Last night I watched the movie “The Pursuit of Happyness” with Will Smith and his son Jaden. The movie is based on a real life story of Chris Gardner (played by Will Smith) who went from down and out to multi-millionaire. What struck me most about the story was Chris’ unflappable determination, perseverence, and upbeat attitude in what was at best dire circumstances. This guy didn’t just take lemons and make lemonade but then turned around and sold that lemonade to anyone who’d listen.
I have to admit that the story was somewhat painful to watch. Seeing this guy go from one bad moment to another as he ends up homeless while pursuing an unpaid internship at Dean Whitter brokerage firm was hard to watch. Several times I turned to Kim and said this is just painful to watch. Yet, for many people this is their daily reality. Then, just when you thought things might be looking up, life took another whack at this guy and his thoroughly bright son. Yet through it all Chris stays committed to his son and his belief in himself and a better life.
Since art truly imitates life I am always looking for some aha moment. I found that moment near the end of the film when these ultra self-important brokers give Chris the job and ask him “was it as easy as you made it look?” There couldn’t be more irony in that statement considering during his internship Chris stayed in homeless shelters, public bathrooms, slept on trains, and any number of things to stay alive and keep his son safe. It just drives home the point that the lenses through which we see life may not be even close to the way things really are. The person behind the persona or image can often be very different. When I am reminded of this, it makes it much easier to reserve some compassion for everyone, even the difficult people in our lives.

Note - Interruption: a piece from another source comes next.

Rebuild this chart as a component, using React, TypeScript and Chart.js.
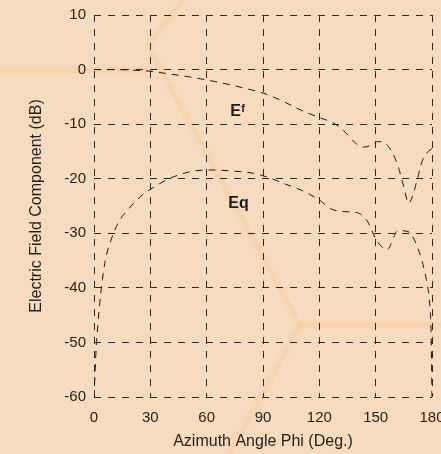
import React, { useEffect, useRef } from "react";
import { Chart, registerables } from "chart.js";

Chart.register(...registerables);

// ---- data ----
const xTickValues = [0, 30, 60, 90, 120, 150, 180];
const yTickValues = [10, 0, -10, -20, -30, -40, -50, -60];

const efPhi = [0, 10, 20, 30, 40, 50, 60, 70, 80, 90, 100, 110, 120, 127, 132, 136, 140, 144, 148, 151, 155, 159, 162, 165, 167.5, 170, 172, 175, 178, 180];
const efVal = [0, 0, -0.1, -0.3, -0.8, -1.3, -1.9, -2.6, -3.4, -4.3, -5.7, -7.4, -8.8, -9.7, -10.9, -12.3, -13.7, -14.2, -13.8, -13.2, -13.5, -15.3, -17.8, -21.5, -24.5, -22.8, -20.3, -16.6, -15.0, -14.5];

const eqPhi = [0, 0.5, 1, 2, 3, 4.5, 6, 9, 13, 18, 25, 33, 42, 53, 63, 74, 85, 93, 102, 111, 120, 126, 132, 137, 142, 146, 150, 156, 162, 168, 171, 174, 177, 178.5, 179.5, 180];
const eqVal = [-60, -56, -52, -47, -43, -38.5, -35, -31.3, -28, -25.7, -23.2, -21.3, -19.7, -18.6, -18.4, -18.6, -19, -19.8, -21, -22.2, -23.9, -25.5, -26, -26.1, -26.5, -28, -31, -33, -29.5, -29.8, -31.5, -34.3, -38.5, -42, -48, -60];

const labelEf = { text: "E", sub: "f", phi: 72.5, val: -8.5 };
const labelEq = { text: "Eq", phi: 71.5, val: -25.4 };

const FONT = '"Liberation Sans", Arial, sans-serif';
const BG = "#f6dbbf";

const toPoints = (xs: number[], ys: number[]) => xs.map((x, i) => ({ x, y: ys[i] }));

const backgroundPlugin = {
  id: "bgDecor",
  beforeDraw(chart: any) {
    const { ctx, width, height } = chart;
    ctx.save();
    ctx.fillStyle = BG;
    ctx.fillRect(0, 0, width, height);
    // faint orange watermark streaks of the scanned page
    ctx.strokeStyle = "rgba(250, 190, 120, 0.25)";
    ctx.lineWidth = 6;
    ctx.lineCap = "round";
    ctx.lineJoin = "round";
    const w = width, h = height;
    ctx.beginPath();
    ctx.moveTo(0, h * 0.154);
    ctx.lineTo(w * 0.33, h * 0.154);
    ctx.stroke();
    ctx.beginPath();
    ctx.moveTo(w * 0.415, 0);
    ctx.lineTo(w * 0.335, h * 0.1);
    ctx.lineTo(w * 0.68, h * 0.716);
    ctx.lineTo(w * 0.52, h);
    ctx.stroke();
    ctx.beginPath();
    ctx.moveTo(w * 0.68, h * 0.716);
    ctx.lineTo(w, h * 0.716);
    ctx.stroke();
    ctx.restore();
  },
};

const labelPlugin = {
  id: "curveLabels",
  afterDatasetsDraw(chart: any) {
    const { ctx, scales } = chart;
    const xs = scales.x, ys = scales.y;
    ctx.save();
    ctx.fillStyle = "#1c1c1c";
    ctx.textBaseline = "alphabetic";
    ctx.textAlign = "left";
    // Ef
    let px = xs.getPixelForValue(labelEf.phi);
    let py = ys.getPixelForValue(labelEf.val);
    ctx.font = `bold 16px ${FONT}`;
    ctx.fillText(labelEf.text, px, py);
    const wE = ctx.measureText(labelEf.text).width;
    ctx.font = `bold 11px ${FONT}`;
    ctx.fillText(labelEf.sub, px + wE + 0.5, py - 4);
    // Eq
    px = xs.getPixelForValue(labelEq.phi);
    py = ys.getPixelForValue(labelEq.val);
    ctx.font = `bold 16px ${FONT}`;
    ctx.fillText(labelEq.text, px, py);
    ctx.restore();
  },
};

export default function App() {
  const canvasRef = useRef<HTMLCanvasElement | null>(null);

  useEffect(() => {
    document.body.style.margin = "0";
    document.body.style.background = BG;
    const canvas = canvasRef.current;
    if (!canvas) return;
    const lineStyle = {
      borderColor: "#1a1a1a",
      borderWidth: 1,
      borderDash: [7, 6],
      pointRadius: 0,
      fill: false,
      cubicInterpolationMode: "monotone" as const,
    };
    const chart = new Chart(canvas, {
      type: "line",
      data: {
        datasets: [
          { label: "Ef", data: toPoints(efPhi, efVal), ...lineStyle },
          { label: "Eq", data: toPoints(eqPhi, eqVal), ...lineStyle },
        ],
      },
      options: {
        responsive: false,
        animation: false,
        devicePixelRatio: 1,
        layout: { padding: { left: 0, top: 15, right: 9, bottom: 0 } },
        plugins: { legend: { display: false }, tooltip: { enabled: false } },
        scales: {
          x: {
            type: "linear",
            min: 0,
            max: 180,
            afterBuildTicks: (scale: any) => {
              scale.ticks = xTickValues.map((v) => ({ value: v }));
            },
            afterFit: (scale: any) => {
              scale.height = 57;
              scale.paddingLeft = 0;
              scale.paddingRight = 0;
            },
            grid: {
              color: "#2a2a2a",
              lineWidth: 1,
              drawTicks: false,
            },
            border: { display: false, dash: [7, 7] },
            ticks: {
              color: "#1f1f1f",
              font: { family: FONT, size: 15 },
              padding: 12,
              maxRotation: 0,
            },
            title: {
              display: true,
              text: "Azimuth Angle Phi (Deg.)",
              color: "#1f1f1f",
              font: { family: FONT, size: 16 },
              padding: { top: 0, bottom: 3 },
            },
          },
          y: {
            type: "linear",
            min: -60,
            max: 10,
            afterBuildTicks: (scale: any) => {
              scale.ticks = yTickValues.map((v) => ({ value: v }));
            },
            afterFit: (scale: any) => {
              scale.width = 94;
              scale.paddingTop = 0;
              scale.paddingBottom = 0;
            },
            grid: {
              color: "#2a2a2a",
              lineWidth: 1,
              drawTicks: false,
            },
            border: { display: false, dash: [7, 7] },
            ticks: {
              color: "#1f1f1f",
              font: { family: FONT, size: 15 },
              padding: 8,
            },
            title: {
              display: true,
              text: "Electric Field Component (dB)",
              color: "#1f1f1f",
              font: { family: FONT, size: 16 },
              padding: { top: 27, bottom: 0 },
            },
          },
        },
      },
      plugins: [backgroundPlugin, labelPlugin],
    } as any);

    (chart.options.scales as any).x.grid.borderDash = [7, 7];
    chart.update();

    return () => chart.destroy();
  }, []);

  return (
    <div style={{ width: 441, height: 454, background: BG }}>
      <canvas ref={canvasRef} width={441} height={454} style={{ display: "block" }} />
    </div>
  );
}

The lessons I took away from this movie were:
- Never stop believing in yourself and your dreams
- Even when things seem hopeless, success is still possible
- Don’t confuse tough choices with having no choice
- Money doesn’t buy happiness but without enough money to cover the basics real happiness is elusive
The word happiness is misspelled (with a “y” like in the movie title) on a wall near the daycare where Chris’ son spends his days and this annoys Chris. The more I thought about this misspelling the more I uncovered some meaning in it. I believe the “y” in happyness has to do with knowing WHY you are making the choices you make. For instance, throughout the whole movie Chris makes choices with the “why” being a better life for himself and his son. It has been said that people can endure any “how” to get what they want if they understand the “why” behind what they are doing. If you have a life plan and a solid “why” rooted in who you really are and the impact you want your life to have, it most certainly will help you keep going during any tough times.